The original proof for the unsolvability of the halting problem was incomprehensible, so Turing decided to simplify it by discovering a more general theorem. He succeeded after noticing that not only can't you, in general, determine whether a program will ever halt by just looking at the code, you can't tell *anything* about what the program actually does. The result was called the Rice Theorem because of the method used in its proof (Rice = Really Incomprehensible Code Example). Turing simply translated the program from a God-given language to a language which no human or computer could comprehend, namely Perl.

The above program, for which we know it does not halt, reads in Perl as follows:

#!/bin/con/con/pr0n/?x*/++/d #$-cwd -flame -War -d^_^ -dVD --F1 use xIRzl52 md::n??;; for(;););) :) =D =~ /g\([^\]]\)*+ /; m4p { $_ = (++$_)-- eq @R__; }

Of course, Perl gurus got angry with Turing and said that while no machine could understand the above, they surely could, and when given any program, no matter how long, they would, at least, determine whether it halts or not. So Turing gave them the program that tried to pick a counterexample to Fermat's Last Theorem. By the time that one was solved (and *not* by those Perl gurus!), Turing had written a thousand programs of similar type, which rendered disproving the Rice Theorem virtually impossible.

## Turing Church Thesis[edit | edit source]

Turing felt that his machines were so allmighty that you wouldn't need anything else. This led to the formulation of the Turing Thesis, which reads:

- For anything you can compute yourself, you can find a Turing machine that will take the liberty of computing it for you.

Ironically, as fond as Turing was of proving everything, he did not prove the thesis. Hence the word *thesis*. The Church, however, interpreted this word as something theology-related and produced another thesis which seemingly contradicted the Turing Thesis and allowed to declare Turing insane:

- Thou shalt trust in the power of thy LORD God to compute everything for thee.

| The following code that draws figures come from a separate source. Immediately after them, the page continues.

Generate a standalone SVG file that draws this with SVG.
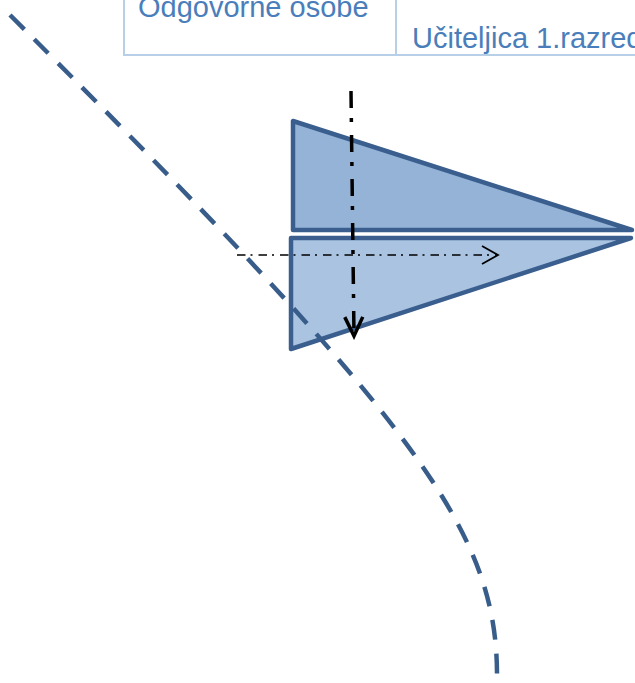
<svg xmlns="http://www.w3.org/2000/svg" width="635" height="683" viewBox="0 0 635 683">
<style>
.txt{font-family:"Liberation Sans",Arial,sans-serif;font-size:29px;fill:#4A7EBB}
.tbl{fill:none;stroke:#B8CFE8;stroke-width:2}
.tri{stroke:#3A5F8E;stroke-width:4.5;stroke-linejoin:round}
</style>
<defs>
<marker id="arrS" markerUnits="userSpaceOnUse" viewBox="-20 -12 24 24" refX="0" refY="0" markerWidth="24" markerHeight="24" orient="auto">
<path d="M-16,-9 L0,0 L-16,9" fill="none" stroke="#000" stroke-width="1.8"/>
</marker>
<marker id="arrL" markerUnits="userSpaceOnUse" viewBox="-24 -14 28 28" refX="0" refY="0" markerWidth="28" markerHeight="28" orient="auto">
<path d="M-19,-9 L0,0 L-19,9" fill="none" stroke="#000" stroke-width="3.5" stroke-linejoin="miter"/>
</marker>
</defs>
<rect width="635" height="683" fill="#fff"/>
<g id="table">
<rect class="tbl" x="124" y="-60" width="560" height="115"/>
<line class="tbl" x1="396" y1="-60" x2="396" y2="55"/>
<text class="txt" x="138" y="17">Odgovorne osobe</text>
<text class="txt" x="412" y="48">Učiteljica 1.razred</text>
</g>
<g id="triangle-upper">
<polygon class="tri" points="293,121 293,230 632,230" fill="#95B3D7"/>
</g>
<g id="triangle-lower">
<polygon class="tri" points="291,238 631,238 291,349" fill="#A9C3E1"/>
</g>
<g id="connectors">
<line x1="237" y1="255" x2="498" y2="255" stroke="#000" stroke-width="1.6" stroke-dasharray="8.5 5 2 6" marker-end="url(#arrS)"/>
<path d="M10,15 C415,420 497,530 497,675" fill="none" stroke="#385D8A" stroke-width="4.5" stroke-dasharray="20 14"/>
<line x1="351" y1="91" x2="354" y2="336" stroke="#000" stroke-width="3.5" stroke-dasharray="17 10 4 13" marker-end="url(#arrL)"/>
</g>
</svg>
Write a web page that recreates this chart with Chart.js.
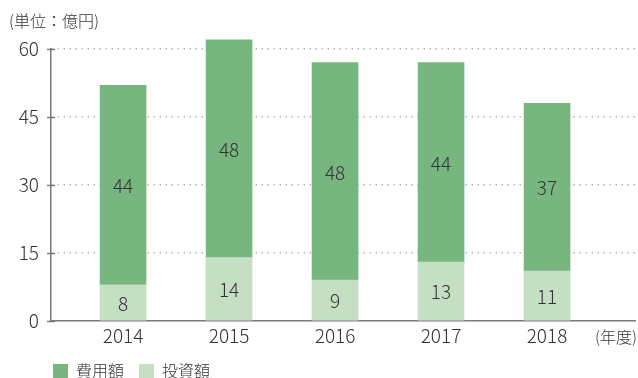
<!DOCTYPE html>
<html lang="ja">
<head>
<meta charset="utf-8">
<script src="https://cdn.jsdelivr.net/npm/chart.js@4.4.1/dist/chart.umd.min.js"></script>
<style>
  html, body { margin: 0; padding: 0; background: #fff; }
  #wrap { position: relative; width: 638px; height: 378px; }
</style>
</head>
<body>
<div id="wrap"><canvas id="grafico"></canvas></div>
<script>
const anni = [2014, 2015, 2016, 2017, 2018];
const investimento = [8, 14, 9, 13, 11];   // 投資額
const costi = [44, 48, 48, 44, 37];         // 費用額
const yTicks = [0, 15, 30, 45, 60];

const FONT = "'Noto Sans CJK JP', 'Noto Sans', sans-serif";
const TXT = '#333333';
const AXIS = '#7a7a7a';

// etichette dei valori al centro di ogni segmento
const etichette = {
    id: 'etichette',
    afterDatasetsDraw(chart) {
        const ctx = chart.ctx;
        ctx.save();
        ctx.font = '300 19px ' + FONT;
        ctx.fillStyle = TXT;
        ctx.textAlign = 'center';
        ctx.textBaseline = 'middle';
        chart.data.datasets.forEach((ds, i) => {
            chart.getDatasetMeta(i).data.forEach((bar, j) => {
                const yc = (bar.y + bar.base) / 2;
                ctx.fillText(String(ds.data[j].y), bar.x, yc + 1);
            });
        });
        ctx.restore();
    }
};

// tacche dell'asse y, testi extra e legenda
const extra = {
    id: 'extra',
    afterDraw(chart) {
        const ctx = chart.ctx;
        const area = chart.chartArea;
        const sy = chart.scales.y;
        ctx.save();
        ctx.strokeStyle = AXIS;
        ctx.lineWidth = 1.5;
        yTicks.forEach(v => {
            const py = Math.round(sy.getPixelForValue(v)) + 0.5;
            ctx.beginPath();
            ctx.moveTo(area.left - 4, py);
            ctx.lineTo(area.left + 4, py);
            ctx.stroke();
        });

        ctx.fillStyle = TXT;
        ctx.font = '300 16px ' + FONT;
        ctx.textBaseline = 'middle';
        ctx.textAlign = 'left';
        ctx.fillText('(単位：億円)', 9, 21);
        ctx.textAlign = 'right';
        ctx.fillText('(年度)', 637, 337);

        // legenda
        ctx.textAlign = 'left';
        let x = 53;
        const ordine = [1, 0];
        ordine.forEach(i => {
            const ds = chart.data.datasets[i];
            ctx.fillStyle = ds.backgroundColor;
            ctx.fillRect(x, 364, 15, 14);
            ctx.fillStyle = TXT;
            ctx.fillText(ds.label, x + 23, 371);
            x += 23 + ctx.measureText(ds.label).width + 15;
        });
        ctx.restore();
    }
};

const ctx = document.getElementById('grafico').getContext('2d');
new Chart(ctx, {
    type: 'bar',
    data: {
        datasets: [
            {
                label: '投資額',
                data: anni.map((a, i) => ({ x: a, y: investimento[i] })),
                backgroundColor: '#c5dfc3',
                barThickness: 46,
                clip: false
            },
            {
                label: '費用額',
                data: anni.map((a, i) => ({ x: a, y: costi[i] })),
                backgroundColor: '#77b77f',
                barThickness: 46,
                clip: false
            }
        ]
    },
    options: {
        responsive: true,
        maintainAspectRatio: false,
        animation: false,
        layout: { padding: { top: 49, left: 0, right: 3, bottom: 27 } },
        plugins: {
            legend: { display: false },
            tooltip: { enabled: false }
        },
        scales: {
            x: {
                type: 'linear',
                stacked: true,
                offset: false,
                min: 2013.32,
                max: 2018.83,
                afterBuildTicks: s => { s.ticks = anni.map(v => ({ value: v })); },
                afterFit: s => { s.height = 30; },
                grid: { display: false, drawTicks: false, offset: false },
                border: { display: true, color: AXIS, width: 1.5 },
                ticks: {
                    padding: 3,
                    color: TXT,
                    font: { family: FONT, size: 19, weight: 300 },
                    callback: v => String(v)
                }
            },
            y: {
                stacked: true,
                min: 0,
                max: 60,
                afterBuildTicks: s => { s.ticks = yTicks.map(v => ({ value: v })); },
                afterFit: s => { s.width = 51; },
                grid: {
                    color: c => c.tick && c.tick.value === 0 ? 'rgba(0,0,0,0)' : '#b3b3b3',
                    lineWidth: 1.5,
                    drawTicks: false
                },
                border: { display: true, color: AXIS, width: 1.5, dash: [1.5, 4.5] },
                ticks: {
                    padding: 12,
                    color: TXT,
                    font: { family: FONT, size: 19, weight: 300 }
                }
            }
        }
    },
    plugins: [etichette, extra]
});
</script>
</body>
</html>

Turing was not satisfied with the Church Thesis. While it was equivalent to the Turing Thesis (this, for some reason, Turing did prove), it said nothing about Turing machines and was therefore unsuitable for marketing purposes. Therefore, Turing founded his own church, called the Turing Church, which coined a new thesis:

- For everything thou can computest thyself, thou canst trust in the power of thy LORD Turing to write a program for thee, if thou canst not write it thyself.

While this thesis was considered controversial, mainly because "for thee" was often confused with "for free", it hasn't been disproven so far and will probably never be, as, luckily, nobody cares.

## Networking[edit | edit source]

Turing machines love to interface with other Turing machines, but only ones having the same style of connector.